HowardCohl commented 8 years ago

@physikerwelt @notjagan reworded above to mention the produced error.

physikerwelt commented 8 years ago

@notjagan as far as I understand your last comment that's the correct and expected behaviour. Could you please create an example that works in regular latex but not in texvc?

HowardCohl commented 8 years ago

@physikerwelt It's not the correct behavior. In this case, if you are in an {align} environment, when it encounters the double backslash, the pegjs produces an error.

HowardCohl commented 8 years ago

@physikerwelt However, in this case, the double backslash is produced by a \newcommand and the pegjs at that stage doesn't realize it's in a {align} environment.

notjagan commented 8 years ago

@physikerwelt A stronger example is the following:

<math>
\frac12\\
\frac21
</math>

In LaTeX, this is accepted, although the \\ doesn't render. However, this does not work in texvc.

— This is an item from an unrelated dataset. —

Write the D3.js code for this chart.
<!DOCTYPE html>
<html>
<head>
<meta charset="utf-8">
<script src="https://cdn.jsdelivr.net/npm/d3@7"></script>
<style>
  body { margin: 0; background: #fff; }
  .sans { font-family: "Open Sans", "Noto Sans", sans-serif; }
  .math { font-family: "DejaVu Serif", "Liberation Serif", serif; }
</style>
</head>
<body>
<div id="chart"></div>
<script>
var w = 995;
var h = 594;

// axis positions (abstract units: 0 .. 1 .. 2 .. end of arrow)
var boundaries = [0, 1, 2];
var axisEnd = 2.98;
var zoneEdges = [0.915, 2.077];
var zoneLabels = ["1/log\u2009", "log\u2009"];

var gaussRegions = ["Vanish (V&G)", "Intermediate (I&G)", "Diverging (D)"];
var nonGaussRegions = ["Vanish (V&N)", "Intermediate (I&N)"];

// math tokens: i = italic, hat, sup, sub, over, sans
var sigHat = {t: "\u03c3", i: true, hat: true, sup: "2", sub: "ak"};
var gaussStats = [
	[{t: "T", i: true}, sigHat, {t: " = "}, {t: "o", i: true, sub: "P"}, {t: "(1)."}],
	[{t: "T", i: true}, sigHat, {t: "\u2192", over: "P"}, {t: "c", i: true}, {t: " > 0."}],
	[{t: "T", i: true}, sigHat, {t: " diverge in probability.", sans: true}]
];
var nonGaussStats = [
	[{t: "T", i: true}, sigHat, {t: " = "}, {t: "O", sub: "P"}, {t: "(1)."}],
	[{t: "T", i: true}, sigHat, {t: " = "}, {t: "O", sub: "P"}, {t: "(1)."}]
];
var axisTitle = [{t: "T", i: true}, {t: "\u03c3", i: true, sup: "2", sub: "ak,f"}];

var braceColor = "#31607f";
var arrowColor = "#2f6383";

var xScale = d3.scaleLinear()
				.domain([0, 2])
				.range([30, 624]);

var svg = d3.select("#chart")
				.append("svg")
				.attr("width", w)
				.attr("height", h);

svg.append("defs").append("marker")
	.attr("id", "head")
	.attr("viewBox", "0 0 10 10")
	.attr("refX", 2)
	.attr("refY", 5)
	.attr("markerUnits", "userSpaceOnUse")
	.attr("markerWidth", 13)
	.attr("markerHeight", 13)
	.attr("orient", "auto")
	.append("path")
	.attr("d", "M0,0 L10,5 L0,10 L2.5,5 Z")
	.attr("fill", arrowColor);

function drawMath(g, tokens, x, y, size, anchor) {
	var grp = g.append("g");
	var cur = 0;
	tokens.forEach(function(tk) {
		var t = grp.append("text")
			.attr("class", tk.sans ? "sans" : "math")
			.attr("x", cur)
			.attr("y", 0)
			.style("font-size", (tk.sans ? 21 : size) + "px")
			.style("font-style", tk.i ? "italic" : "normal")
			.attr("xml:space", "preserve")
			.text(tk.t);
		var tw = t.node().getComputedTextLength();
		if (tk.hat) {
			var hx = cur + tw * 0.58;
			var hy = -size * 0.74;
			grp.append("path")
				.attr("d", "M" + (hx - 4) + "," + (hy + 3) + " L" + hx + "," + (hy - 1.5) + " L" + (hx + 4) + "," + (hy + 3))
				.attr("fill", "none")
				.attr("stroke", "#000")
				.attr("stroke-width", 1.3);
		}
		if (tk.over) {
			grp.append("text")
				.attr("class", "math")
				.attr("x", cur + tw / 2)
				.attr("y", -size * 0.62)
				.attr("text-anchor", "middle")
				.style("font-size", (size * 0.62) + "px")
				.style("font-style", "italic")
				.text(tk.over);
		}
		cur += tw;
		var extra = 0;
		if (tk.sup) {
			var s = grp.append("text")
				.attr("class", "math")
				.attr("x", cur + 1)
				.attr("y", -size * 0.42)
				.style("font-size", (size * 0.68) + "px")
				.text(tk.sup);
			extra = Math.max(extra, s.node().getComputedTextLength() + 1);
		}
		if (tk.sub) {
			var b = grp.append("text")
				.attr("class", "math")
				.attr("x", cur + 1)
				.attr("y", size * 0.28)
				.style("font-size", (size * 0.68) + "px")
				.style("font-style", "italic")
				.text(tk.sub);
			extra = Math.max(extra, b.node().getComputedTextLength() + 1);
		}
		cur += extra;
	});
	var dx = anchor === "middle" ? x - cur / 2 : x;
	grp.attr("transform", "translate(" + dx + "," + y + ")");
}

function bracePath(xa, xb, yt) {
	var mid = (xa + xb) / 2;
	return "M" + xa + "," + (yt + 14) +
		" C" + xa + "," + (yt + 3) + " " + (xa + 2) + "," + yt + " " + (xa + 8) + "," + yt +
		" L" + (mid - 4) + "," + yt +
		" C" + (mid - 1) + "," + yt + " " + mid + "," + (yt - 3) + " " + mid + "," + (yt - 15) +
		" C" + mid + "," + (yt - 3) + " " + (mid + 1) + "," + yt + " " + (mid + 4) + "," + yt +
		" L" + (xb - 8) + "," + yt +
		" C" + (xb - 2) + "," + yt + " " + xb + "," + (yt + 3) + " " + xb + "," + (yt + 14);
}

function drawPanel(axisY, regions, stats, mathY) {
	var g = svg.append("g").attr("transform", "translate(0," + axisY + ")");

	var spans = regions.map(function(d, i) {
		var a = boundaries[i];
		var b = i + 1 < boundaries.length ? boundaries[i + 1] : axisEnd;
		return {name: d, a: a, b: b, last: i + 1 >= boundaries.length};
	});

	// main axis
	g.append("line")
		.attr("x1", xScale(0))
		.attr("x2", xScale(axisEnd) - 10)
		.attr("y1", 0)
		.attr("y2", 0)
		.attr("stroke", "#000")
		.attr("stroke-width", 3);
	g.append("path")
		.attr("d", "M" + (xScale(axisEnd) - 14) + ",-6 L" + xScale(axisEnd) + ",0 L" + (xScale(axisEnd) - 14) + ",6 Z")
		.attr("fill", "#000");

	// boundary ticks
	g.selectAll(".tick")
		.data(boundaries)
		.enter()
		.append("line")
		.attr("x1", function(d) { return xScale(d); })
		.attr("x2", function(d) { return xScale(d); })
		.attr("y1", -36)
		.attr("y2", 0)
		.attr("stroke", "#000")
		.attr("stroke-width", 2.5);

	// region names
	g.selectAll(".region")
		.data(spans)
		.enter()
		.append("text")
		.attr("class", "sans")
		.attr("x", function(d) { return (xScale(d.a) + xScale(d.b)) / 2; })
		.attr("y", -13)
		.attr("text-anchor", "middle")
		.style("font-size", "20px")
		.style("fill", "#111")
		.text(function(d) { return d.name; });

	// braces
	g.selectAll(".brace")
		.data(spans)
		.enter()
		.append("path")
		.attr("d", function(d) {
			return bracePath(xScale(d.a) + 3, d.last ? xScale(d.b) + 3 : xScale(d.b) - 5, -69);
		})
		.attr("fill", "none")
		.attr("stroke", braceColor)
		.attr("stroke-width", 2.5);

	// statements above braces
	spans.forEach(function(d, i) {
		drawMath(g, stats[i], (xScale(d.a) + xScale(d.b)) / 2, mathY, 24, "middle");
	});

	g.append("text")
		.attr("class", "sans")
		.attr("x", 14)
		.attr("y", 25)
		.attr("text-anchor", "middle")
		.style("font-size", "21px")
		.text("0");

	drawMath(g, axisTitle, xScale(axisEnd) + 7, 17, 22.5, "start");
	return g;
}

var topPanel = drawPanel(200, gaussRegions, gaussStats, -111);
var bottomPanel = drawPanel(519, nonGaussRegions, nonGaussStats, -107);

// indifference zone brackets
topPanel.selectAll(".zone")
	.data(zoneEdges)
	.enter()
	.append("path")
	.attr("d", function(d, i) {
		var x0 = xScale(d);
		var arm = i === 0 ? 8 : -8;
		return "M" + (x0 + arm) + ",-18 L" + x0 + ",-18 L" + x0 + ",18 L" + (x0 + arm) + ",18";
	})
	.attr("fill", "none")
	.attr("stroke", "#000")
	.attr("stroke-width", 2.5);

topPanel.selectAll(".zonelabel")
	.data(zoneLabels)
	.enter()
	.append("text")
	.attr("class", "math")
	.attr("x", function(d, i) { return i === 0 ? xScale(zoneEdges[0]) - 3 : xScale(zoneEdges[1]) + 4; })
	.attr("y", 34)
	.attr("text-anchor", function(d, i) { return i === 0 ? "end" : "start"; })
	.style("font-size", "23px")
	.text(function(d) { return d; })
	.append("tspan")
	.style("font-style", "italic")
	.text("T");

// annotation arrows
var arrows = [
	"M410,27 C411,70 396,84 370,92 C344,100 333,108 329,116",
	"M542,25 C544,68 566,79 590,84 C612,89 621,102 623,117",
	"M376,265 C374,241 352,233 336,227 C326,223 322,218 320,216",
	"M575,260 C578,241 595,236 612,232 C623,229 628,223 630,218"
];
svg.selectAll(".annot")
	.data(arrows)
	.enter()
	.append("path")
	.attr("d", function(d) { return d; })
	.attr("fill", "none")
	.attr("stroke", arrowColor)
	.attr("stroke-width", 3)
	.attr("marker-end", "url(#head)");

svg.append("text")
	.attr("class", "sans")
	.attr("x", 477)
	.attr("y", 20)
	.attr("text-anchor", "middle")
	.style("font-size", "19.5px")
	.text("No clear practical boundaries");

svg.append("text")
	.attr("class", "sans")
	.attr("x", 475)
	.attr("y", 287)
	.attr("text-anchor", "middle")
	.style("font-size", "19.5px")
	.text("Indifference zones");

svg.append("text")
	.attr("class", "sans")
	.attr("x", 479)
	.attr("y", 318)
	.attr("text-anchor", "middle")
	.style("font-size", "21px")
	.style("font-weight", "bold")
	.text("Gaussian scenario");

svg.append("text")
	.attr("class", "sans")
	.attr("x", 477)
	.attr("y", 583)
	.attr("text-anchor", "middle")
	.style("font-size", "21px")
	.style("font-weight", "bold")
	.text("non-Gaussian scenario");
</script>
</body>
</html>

notjagan commented 8 years ago

A case of this can be seen on https://en.wikipedia.org/wiki/User:Physikerwelt/cases.

physikerwelt commented 8 years ago

@HowardCohl I don't understand what you mean by newcommand? texvc does not support newcommands by design.

@notjagan the fact that \\ does not do anything in the $$ math mode does not convince me. I think here the texvcjs behaviour is better, because it clearly indicates that something is wrong with the expression. The link you provide below does not work.

I think we should close this issue.

HowardCohl commented 8 years ago

@physikerwelt Well, you need to see his texer implementation of newcommand to understand this then. This issue should be closed I suppose and reopened in the texer repo.

physikerwelt commented 8 years ago

I still don't understand/see a problem. Maybe we can discuss that on the phone.